Short exercise
Transcribe the records that follow in their entirety, omitting any pictures.

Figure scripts
┄┄┄┄┄┄

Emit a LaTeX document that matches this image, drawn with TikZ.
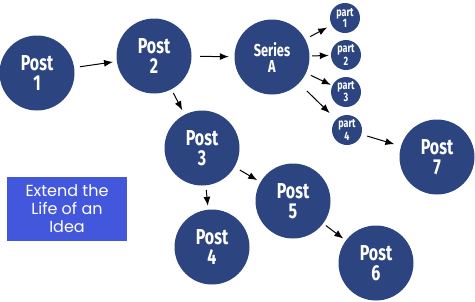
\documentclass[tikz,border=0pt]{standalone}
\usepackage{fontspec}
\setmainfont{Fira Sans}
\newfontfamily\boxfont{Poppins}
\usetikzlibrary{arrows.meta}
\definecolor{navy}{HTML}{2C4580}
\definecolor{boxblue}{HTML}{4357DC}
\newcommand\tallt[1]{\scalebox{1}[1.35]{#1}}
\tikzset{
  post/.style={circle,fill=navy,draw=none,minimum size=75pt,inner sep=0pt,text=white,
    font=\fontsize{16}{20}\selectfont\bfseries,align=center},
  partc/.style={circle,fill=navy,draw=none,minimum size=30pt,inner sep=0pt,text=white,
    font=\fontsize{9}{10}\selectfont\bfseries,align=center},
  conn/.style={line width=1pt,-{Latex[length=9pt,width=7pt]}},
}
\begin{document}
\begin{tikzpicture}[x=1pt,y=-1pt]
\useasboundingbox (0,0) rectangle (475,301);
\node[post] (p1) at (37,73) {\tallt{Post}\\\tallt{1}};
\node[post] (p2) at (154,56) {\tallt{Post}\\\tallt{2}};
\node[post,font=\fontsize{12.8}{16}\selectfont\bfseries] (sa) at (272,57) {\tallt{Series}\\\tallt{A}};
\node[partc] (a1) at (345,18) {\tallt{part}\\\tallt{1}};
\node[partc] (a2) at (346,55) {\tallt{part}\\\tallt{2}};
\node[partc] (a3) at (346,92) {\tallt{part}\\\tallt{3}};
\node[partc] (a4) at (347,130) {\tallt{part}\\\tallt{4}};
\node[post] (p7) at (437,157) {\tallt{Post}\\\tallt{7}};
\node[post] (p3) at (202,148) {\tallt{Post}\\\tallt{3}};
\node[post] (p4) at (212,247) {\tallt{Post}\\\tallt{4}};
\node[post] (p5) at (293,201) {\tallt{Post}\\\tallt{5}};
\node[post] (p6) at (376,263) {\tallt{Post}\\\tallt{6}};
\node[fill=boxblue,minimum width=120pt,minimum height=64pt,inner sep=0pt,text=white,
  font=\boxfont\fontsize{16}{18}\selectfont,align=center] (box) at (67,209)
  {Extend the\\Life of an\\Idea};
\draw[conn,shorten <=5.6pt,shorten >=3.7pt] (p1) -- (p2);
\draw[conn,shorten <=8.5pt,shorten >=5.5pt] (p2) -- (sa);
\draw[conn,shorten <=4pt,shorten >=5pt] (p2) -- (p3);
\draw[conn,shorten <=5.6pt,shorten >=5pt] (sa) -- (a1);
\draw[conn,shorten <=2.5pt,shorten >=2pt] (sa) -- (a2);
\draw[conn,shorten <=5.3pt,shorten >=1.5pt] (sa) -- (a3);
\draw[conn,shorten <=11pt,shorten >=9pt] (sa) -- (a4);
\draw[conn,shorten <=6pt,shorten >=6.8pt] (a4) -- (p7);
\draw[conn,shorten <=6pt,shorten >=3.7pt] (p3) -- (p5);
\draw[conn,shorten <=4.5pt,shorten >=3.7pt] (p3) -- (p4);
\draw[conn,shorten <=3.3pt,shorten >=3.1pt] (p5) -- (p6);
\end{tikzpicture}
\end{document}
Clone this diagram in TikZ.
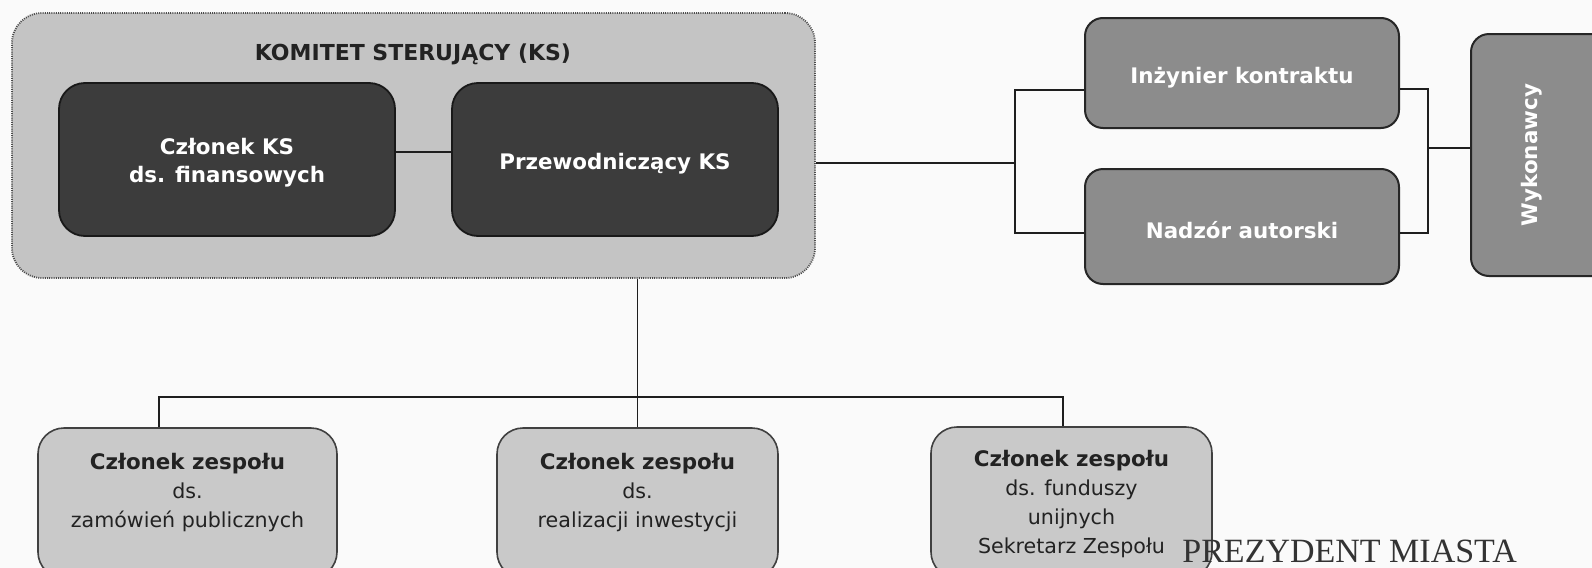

┄┄┄┄┄┄

Result of this exercise
Emit a LaTeX document that matches this image, drawn with TikZ.
\documentclass[tikz,border=0pt]{standalone}
\usepackage{fontspec}
\setmainfont{Fira Sans}
\newfontfamily\boxfont{Poppins}
\usetikzlibrary{arrows.meta}
\definecolor{navy}{HTML}{2C4580}
\definecolor{boxblue}{HTML}{4357DC}
\newcommand\tallt[1]{\scalebox{1}[1.35]{#1}}
\tikzset{
  post/.style={circle,fill=navy,draw=none,minimum size=75pt,inner sep=0pt,text=white,
    font=\fontsize{16}{20}\selectfont\bfseries,align=center},
  partc/.style={circle,fill=navy,draw=none,minimum size=30pt,inner sep=0pt,text=white,
    font=\fontsize{9}{10}\selectfont\bfseries,align=center},
  conn/.style={line width=1pt,-{Latex[length=9pt,width=7pt]}},
}
\begin{document}
\begin{tikzpicture}[x=1pt,y=-1pt]
\useasboundingbox (0,0) rectangle (475,301);
\node[post] (p1) at (37,73) {\tallt{Post}\\\tallt{1}};
\node[post] (p2) at (154,56) {\tallt{Post}\\\tallt{2}};
\node[post,font=\fontsize{12.8}{16}\selectfont\bfseries] (sa) at (272,57) {\tallt{Series}\\\tallt{A}};
\node[partc] (a1) at (345,18) {\tallt{part}\\\tallt{1}};
\node[partc] (a2) at (346,55) {\tallt{part}\\\tallt{2}};
\node[partc] (a3) at (346,92) {\tallt{part}\\\tallt{3}};
\node[partc] (a4) at (347,130) {\tallt{part}\\\tallt{4}};
\node[post] (p7) at (437,157) {\tallt{Post}\\\tallt{7}};
\node[post] (p3) at (202,148) {\tallt{Post}\\\tallt{3}};
\node[post] (p4) at (212,247) {\tallt{Post}\\\tallt{4}};
\node[post] (p5) at (293,201) {\tallt{Post}\\\tallt{5}};
\node[post] (p6) at (376,263) {\tallt{Post}\\\tallt{6}};
\node[fill=boxblue,minimum width=120pt,minimum height=64pt,inner sep=0pt,text=white,
  font=\boxfont\fontsize{16}{18}\selectfont,align=center] (box) at (67,209)
  {Extend the\\Life of an\\Idea};
\draw[conn,shorten <=5.6pt,shorten >=3.7pt] (p1) -- (p2);
\draw[conn,shorten <=8.5pt,shorten >=5.5pt] (p2) -- (sa);
\draw[conn,shorten <=4pt,shorten >=5pt] (p2) -- (p3);
\draw[conn,shorten <=5.6pt,shorten >=5pt] (sa) -- (a1);
\draw[conn,shorten <=2.5pt,shorten >=2pt] (sa) -- (a2);
\draw[conn,shorten <=5.3pt,shorten >=1.5pt] (sa) -- (a3);
\draw[conn,shorten <=11pt,shorten >=9pt] (sa) -- (a4);
\draw[conn,shorten <=6pt,shorten >=6.8pt] (a4) -- (p7);
\draw[conn,shorten <=6pt,shorten >=3.7pt] (p3) -- (p5);
\draw[conn,shorten <=4.5pt,shorten >=3.7pt] (p3) -- (p4);
\draw[conn,shorten <=3.3pt,shorten >=3.1pt] (p5) -- (p6);
\end{tikzpicture}
\end{document}
Clone this diagram in TikZ.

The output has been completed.